# Problem statement:
Lines containing the string "seaborn" are to be counted. Write only how many there are.

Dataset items
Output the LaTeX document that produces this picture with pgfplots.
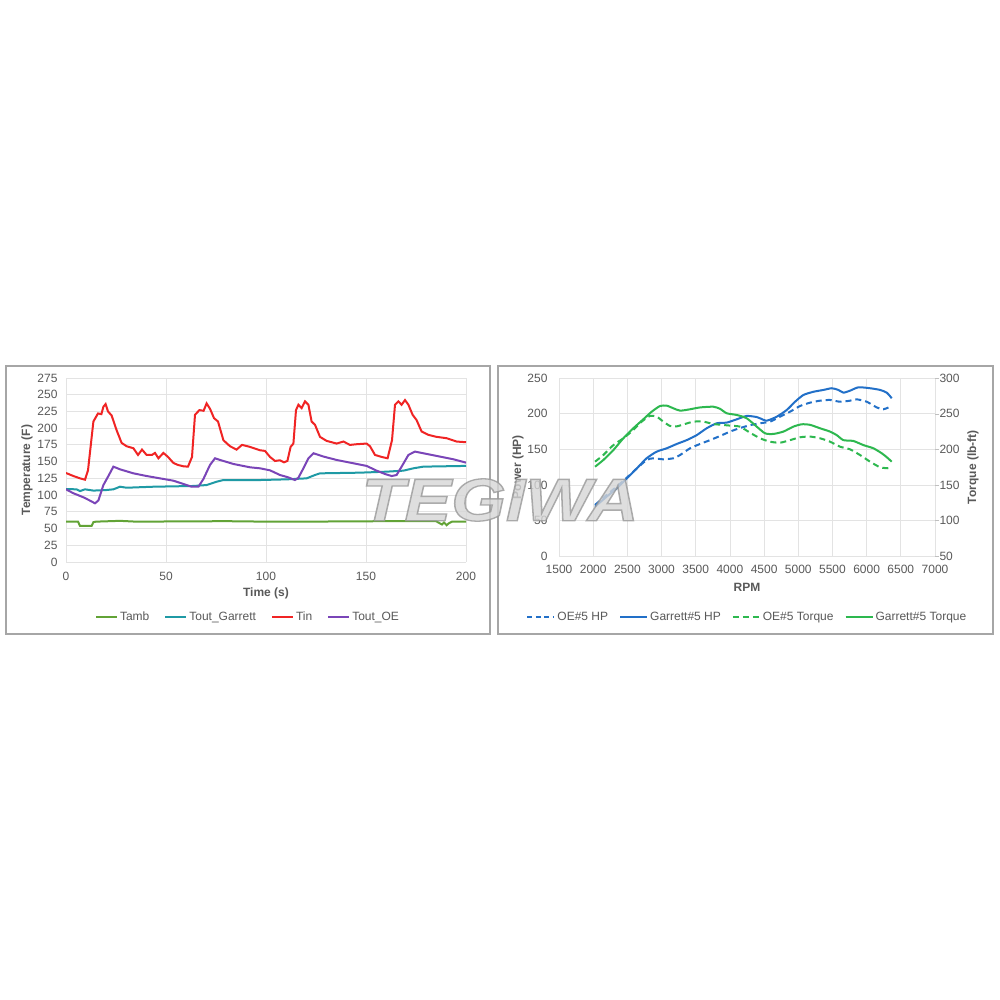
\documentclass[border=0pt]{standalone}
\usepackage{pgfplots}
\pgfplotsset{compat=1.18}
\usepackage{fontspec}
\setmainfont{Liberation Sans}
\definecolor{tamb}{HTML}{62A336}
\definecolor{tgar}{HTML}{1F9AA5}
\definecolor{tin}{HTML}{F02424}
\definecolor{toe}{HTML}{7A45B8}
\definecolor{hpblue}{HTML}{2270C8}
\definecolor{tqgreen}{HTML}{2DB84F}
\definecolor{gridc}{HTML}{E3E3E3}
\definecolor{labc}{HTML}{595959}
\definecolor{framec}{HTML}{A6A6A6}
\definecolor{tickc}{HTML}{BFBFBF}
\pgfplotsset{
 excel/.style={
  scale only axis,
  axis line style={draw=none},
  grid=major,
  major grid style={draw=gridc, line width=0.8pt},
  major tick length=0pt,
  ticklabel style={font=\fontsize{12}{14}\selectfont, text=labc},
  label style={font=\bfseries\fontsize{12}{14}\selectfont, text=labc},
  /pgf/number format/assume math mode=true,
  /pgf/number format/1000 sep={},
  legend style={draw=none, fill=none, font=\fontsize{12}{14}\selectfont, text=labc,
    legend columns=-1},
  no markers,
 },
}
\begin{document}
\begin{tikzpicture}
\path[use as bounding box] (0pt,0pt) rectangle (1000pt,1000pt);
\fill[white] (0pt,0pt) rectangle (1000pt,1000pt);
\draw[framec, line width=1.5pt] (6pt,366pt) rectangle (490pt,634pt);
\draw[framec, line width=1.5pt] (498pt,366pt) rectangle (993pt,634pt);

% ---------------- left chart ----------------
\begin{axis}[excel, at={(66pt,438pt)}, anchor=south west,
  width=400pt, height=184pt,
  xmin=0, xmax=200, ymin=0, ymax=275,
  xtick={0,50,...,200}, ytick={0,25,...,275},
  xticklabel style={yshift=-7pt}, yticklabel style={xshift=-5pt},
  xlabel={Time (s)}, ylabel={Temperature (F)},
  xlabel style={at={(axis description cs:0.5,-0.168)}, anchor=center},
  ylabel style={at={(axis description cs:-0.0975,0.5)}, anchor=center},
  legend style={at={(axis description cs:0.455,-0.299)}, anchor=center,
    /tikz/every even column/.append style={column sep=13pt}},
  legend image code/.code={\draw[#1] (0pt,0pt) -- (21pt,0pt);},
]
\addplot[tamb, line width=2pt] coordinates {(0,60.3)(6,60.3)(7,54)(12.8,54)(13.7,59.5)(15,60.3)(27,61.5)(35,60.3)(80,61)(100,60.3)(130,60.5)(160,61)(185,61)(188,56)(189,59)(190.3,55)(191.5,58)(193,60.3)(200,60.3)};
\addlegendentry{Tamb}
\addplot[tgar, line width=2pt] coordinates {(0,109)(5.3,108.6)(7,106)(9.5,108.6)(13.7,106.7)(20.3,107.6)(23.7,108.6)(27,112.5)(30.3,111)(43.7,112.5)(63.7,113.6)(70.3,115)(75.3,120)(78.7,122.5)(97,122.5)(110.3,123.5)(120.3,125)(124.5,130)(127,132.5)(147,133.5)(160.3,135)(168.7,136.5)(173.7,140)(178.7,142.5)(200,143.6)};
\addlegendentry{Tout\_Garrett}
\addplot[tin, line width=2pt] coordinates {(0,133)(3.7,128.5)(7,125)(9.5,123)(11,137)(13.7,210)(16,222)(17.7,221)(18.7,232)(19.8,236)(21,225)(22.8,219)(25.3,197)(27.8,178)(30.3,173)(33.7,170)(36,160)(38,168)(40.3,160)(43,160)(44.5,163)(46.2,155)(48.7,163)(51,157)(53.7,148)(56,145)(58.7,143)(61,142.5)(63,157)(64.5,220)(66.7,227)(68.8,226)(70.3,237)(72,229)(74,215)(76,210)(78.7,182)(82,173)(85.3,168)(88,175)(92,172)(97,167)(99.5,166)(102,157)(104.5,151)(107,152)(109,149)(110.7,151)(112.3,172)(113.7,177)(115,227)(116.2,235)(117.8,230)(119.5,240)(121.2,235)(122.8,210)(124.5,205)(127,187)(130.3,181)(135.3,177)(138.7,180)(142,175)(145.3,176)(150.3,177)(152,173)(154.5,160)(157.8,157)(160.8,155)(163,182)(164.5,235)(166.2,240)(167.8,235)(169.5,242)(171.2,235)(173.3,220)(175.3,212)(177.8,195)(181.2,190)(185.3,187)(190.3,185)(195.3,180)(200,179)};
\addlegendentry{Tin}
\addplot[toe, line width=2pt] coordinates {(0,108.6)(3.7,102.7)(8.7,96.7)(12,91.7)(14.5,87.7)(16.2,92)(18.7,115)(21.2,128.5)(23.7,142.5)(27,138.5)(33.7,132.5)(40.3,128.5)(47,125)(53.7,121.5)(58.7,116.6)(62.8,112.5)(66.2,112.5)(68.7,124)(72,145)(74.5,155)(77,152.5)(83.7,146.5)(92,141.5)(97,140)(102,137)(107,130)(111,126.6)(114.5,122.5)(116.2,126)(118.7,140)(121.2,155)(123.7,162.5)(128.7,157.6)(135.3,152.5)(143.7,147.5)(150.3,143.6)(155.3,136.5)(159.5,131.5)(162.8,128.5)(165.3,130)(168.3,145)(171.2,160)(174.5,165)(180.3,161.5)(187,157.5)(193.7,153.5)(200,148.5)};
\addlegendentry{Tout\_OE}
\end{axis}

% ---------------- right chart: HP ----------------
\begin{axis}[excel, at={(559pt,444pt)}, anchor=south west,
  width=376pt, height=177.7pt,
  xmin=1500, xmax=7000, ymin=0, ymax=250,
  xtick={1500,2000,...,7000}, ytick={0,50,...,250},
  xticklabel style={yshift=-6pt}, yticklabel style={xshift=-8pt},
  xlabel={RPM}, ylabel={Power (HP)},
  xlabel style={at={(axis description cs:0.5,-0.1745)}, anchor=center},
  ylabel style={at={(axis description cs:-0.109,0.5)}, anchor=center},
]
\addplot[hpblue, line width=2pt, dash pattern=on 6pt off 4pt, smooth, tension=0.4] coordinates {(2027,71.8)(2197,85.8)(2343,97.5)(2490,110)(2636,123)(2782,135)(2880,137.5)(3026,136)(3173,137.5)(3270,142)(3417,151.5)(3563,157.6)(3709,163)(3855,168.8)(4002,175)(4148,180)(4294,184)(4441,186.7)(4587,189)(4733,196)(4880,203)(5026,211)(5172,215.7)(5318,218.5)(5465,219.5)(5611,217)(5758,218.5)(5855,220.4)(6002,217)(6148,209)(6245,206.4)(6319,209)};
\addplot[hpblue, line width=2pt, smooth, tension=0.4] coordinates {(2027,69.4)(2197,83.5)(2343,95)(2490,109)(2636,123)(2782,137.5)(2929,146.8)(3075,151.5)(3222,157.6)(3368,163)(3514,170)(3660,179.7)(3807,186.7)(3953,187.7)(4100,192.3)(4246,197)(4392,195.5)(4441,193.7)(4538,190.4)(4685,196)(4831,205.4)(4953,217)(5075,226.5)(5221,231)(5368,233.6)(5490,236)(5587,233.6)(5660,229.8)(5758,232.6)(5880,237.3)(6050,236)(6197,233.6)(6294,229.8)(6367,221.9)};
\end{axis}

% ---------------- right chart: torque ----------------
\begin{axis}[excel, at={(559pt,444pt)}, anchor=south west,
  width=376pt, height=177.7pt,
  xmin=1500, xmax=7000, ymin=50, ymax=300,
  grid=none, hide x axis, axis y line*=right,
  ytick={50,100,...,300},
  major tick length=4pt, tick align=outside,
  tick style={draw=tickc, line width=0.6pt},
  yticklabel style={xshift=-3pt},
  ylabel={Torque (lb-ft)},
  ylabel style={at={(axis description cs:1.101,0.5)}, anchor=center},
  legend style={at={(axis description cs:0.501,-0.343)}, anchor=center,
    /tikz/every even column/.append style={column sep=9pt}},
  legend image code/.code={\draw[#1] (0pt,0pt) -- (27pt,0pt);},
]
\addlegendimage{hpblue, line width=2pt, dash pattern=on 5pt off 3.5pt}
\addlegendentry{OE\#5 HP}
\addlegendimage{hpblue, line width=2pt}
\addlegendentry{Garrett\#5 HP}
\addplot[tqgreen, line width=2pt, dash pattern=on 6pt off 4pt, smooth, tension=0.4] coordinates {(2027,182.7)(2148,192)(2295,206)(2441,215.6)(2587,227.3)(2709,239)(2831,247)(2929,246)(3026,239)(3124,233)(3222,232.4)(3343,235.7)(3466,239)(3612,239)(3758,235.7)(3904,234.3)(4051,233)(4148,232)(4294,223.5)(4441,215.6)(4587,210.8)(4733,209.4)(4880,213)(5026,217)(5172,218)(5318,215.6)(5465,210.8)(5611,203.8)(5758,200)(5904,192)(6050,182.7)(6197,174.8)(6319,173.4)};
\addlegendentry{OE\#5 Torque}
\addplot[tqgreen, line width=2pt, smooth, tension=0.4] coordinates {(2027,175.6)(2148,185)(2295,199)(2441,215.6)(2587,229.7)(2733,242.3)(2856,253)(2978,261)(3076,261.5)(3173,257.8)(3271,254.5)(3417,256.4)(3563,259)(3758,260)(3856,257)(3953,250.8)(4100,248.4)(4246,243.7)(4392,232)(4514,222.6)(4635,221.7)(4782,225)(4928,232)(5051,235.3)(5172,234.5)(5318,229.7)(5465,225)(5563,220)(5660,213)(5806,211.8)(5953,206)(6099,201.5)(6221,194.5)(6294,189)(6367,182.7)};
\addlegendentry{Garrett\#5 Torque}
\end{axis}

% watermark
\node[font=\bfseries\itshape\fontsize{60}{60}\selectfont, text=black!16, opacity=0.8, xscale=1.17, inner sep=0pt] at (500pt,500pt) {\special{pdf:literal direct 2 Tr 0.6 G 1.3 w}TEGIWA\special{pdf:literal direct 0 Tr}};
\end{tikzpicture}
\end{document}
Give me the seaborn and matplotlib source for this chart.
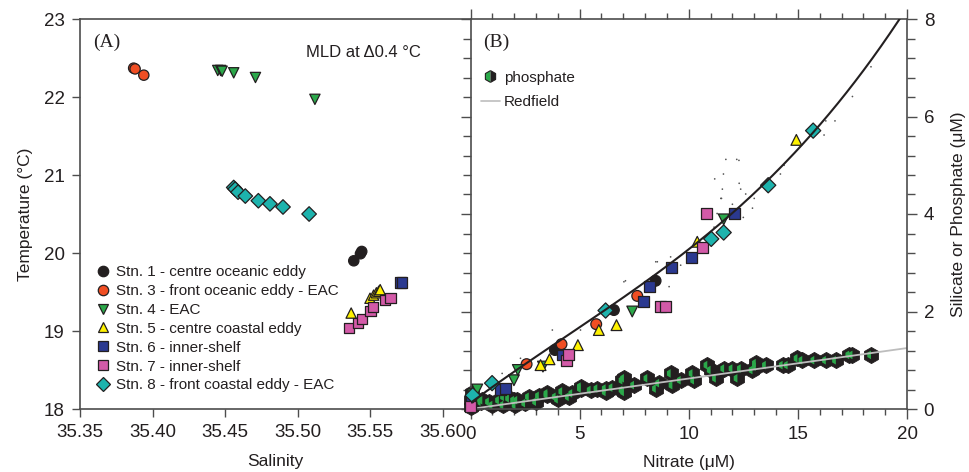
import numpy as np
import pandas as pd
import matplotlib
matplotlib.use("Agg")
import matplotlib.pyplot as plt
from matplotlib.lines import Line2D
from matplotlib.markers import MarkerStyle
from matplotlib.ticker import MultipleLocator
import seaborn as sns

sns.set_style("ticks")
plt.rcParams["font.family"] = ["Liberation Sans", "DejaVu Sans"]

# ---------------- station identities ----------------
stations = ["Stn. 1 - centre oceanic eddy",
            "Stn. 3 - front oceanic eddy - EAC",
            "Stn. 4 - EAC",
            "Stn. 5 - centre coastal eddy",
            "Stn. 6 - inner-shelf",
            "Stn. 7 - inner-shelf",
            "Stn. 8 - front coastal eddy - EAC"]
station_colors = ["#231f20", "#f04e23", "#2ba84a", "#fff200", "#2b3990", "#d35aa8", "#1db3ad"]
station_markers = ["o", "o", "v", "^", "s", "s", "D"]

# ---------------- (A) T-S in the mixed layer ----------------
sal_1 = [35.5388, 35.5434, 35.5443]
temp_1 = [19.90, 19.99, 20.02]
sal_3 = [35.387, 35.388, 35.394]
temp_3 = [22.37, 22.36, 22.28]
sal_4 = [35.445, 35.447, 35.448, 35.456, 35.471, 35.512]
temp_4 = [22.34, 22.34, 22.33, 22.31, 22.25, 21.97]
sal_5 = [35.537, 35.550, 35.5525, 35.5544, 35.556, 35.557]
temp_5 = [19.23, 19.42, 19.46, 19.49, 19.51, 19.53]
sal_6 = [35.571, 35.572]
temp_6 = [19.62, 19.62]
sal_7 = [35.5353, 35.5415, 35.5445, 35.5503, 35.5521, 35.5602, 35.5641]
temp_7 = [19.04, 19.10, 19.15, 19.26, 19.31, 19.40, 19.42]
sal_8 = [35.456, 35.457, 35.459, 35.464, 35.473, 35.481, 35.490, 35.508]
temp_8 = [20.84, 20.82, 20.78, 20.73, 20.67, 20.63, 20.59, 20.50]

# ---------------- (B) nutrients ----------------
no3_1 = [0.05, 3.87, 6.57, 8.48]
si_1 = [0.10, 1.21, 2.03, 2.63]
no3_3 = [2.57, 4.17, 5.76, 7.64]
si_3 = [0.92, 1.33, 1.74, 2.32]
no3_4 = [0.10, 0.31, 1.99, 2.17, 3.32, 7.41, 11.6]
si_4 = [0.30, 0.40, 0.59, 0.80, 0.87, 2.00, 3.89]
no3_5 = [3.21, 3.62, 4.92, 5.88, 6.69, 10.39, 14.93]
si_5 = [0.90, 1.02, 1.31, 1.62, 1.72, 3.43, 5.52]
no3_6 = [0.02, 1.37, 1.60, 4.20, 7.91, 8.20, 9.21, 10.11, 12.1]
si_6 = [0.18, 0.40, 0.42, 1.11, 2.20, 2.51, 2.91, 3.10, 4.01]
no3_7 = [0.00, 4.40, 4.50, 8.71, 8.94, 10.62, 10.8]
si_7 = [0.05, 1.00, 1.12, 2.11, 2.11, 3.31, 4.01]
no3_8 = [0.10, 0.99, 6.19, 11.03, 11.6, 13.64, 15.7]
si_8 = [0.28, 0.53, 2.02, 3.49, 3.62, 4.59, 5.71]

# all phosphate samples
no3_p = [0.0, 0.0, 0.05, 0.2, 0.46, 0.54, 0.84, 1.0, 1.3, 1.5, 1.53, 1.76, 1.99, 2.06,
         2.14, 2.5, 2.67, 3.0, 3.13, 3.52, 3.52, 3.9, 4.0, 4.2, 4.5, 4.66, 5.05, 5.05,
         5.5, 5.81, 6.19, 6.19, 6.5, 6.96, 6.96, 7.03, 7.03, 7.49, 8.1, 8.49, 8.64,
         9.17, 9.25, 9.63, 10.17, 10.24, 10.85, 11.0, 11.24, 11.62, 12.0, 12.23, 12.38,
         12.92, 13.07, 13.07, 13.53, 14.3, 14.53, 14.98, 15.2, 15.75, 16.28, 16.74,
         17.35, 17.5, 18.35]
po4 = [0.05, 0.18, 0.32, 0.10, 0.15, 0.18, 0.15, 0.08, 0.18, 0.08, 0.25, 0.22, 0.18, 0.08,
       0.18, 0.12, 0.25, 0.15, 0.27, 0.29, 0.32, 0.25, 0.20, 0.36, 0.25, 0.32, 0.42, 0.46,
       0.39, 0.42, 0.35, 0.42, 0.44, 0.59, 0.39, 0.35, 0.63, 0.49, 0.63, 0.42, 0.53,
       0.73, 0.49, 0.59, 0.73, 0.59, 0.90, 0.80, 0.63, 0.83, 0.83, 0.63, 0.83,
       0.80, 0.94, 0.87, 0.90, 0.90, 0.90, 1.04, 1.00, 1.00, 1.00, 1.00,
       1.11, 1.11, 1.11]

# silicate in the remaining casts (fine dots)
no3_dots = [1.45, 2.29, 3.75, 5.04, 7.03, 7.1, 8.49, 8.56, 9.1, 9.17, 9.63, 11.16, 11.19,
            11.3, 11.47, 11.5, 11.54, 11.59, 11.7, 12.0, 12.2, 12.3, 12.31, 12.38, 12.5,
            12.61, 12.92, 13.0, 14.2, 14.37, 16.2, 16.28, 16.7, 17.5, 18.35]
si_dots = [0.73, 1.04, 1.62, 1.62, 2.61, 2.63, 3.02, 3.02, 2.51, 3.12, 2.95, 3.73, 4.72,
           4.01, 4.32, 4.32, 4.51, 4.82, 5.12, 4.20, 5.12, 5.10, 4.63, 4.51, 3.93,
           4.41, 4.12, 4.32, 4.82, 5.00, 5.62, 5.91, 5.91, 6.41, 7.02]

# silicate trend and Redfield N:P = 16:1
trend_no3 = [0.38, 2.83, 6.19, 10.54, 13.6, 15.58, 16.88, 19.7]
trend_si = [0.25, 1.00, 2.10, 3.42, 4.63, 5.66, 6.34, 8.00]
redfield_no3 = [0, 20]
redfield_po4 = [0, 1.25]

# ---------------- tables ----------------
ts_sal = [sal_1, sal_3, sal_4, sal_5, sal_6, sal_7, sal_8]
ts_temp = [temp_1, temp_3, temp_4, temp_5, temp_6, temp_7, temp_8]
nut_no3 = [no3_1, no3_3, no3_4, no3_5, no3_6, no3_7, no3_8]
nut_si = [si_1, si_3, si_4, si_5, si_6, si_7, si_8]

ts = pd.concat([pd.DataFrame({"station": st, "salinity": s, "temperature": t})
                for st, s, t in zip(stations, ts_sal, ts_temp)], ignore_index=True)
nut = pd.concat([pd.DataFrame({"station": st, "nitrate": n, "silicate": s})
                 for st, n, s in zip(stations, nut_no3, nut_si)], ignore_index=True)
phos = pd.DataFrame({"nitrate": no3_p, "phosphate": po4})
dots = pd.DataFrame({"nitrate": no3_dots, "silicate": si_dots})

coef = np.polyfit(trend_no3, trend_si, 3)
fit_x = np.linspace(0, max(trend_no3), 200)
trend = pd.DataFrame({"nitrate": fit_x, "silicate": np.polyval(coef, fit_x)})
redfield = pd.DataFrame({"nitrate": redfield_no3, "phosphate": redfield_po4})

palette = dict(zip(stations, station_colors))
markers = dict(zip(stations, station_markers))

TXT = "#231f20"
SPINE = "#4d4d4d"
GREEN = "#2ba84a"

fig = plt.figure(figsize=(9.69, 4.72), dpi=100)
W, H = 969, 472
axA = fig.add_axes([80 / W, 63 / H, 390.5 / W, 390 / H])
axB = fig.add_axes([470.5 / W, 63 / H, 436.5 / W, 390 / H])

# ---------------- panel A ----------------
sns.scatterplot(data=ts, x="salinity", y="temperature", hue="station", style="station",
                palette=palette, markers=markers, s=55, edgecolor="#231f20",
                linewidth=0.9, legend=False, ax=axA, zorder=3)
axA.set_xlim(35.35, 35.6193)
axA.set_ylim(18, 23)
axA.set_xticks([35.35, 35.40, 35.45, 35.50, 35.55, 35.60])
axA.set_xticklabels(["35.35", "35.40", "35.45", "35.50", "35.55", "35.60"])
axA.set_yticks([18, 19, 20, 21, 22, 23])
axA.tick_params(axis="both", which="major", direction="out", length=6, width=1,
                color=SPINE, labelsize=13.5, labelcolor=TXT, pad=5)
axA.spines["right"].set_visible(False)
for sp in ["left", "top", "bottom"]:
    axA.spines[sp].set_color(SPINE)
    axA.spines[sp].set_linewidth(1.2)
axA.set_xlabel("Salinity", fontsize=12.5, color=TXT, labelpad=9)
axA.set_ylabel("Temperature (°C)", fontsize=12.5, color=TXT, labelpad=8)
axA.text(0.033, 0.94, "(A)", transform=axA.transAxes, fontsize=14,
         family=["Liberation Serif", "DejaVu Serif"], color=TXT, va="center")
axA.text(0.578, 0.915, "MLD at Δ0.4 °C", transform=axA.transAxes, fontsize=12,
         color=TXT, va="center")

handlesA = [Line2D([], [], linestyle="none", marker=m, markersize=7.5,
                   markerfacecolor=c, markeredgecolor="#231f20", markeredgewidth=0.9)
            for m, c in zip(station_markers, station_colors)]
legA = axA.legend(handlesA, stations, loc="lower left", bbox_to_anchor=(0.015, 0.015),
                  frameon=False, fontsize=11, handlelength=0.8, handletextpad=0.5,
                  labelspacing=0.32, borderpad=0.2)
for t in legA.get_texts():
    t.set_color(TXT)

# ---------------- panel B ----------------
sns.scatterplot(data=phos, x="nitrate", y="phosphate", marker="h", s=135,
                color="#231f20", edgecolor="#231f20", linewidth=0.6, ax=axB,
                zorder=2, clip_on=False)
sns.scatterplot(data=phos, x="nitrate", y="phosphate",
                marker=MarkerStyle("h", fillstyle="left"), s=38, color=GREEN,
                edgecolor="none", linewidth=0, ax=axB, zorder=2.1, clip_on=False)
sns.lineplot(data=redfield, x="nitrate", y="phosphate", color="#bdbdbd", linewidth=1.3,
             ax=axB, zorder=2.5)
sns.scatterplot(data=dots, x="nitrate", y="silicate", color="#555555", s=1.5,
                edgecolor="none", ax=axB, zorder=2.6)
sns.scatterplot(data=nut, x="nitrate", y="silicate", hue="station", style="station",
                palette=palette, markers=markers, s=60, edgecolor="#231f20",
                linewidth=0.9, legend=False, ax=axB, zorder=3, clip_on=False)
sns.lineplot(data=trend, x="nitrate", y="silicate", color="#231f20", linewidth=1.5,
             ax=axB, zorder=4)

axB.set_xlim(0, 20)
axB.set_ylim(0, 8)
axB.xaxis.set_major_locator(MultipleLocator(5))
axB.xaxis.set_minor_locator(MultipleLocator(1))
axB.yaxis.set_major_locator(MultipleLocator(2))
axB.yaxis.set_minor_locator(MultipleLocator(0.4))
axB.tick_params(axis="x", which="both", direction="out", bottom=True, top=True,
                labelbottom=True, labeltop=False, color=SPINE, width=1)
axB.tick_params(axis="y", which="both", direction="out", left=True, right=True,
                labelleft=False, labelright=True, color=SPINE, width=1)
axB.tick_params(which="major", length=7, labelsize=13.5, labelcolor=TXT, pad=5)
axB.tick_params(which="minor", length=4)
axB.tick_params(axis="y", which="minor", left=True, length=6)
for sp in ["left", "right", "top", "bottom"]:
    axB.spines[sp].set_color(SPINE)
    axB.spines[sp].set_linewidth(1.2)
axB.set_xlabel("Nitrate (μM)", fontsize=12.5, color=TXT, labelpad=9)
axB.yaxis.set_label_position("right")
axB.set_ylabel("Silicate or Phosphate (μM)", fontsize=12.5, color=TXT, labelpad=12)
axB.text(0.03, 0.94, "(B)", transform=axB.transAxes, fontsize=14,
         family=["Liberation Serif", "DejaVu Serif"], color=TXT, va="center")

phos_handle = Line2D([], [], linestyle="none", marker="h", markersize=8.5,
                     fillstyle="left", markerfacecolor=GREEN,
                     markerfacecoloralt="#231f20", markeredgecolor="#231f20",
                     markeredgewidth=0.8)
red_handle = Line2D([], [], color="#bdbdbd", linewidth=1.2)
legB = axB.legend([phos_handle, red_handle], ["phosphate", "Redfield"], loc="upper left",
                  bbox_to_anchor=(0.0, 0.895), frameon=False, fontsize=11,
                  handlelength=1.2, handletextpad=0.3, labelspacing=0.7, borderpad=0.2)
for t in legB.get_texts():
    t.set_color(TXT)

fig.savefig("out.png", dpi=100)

# Response to the task:
2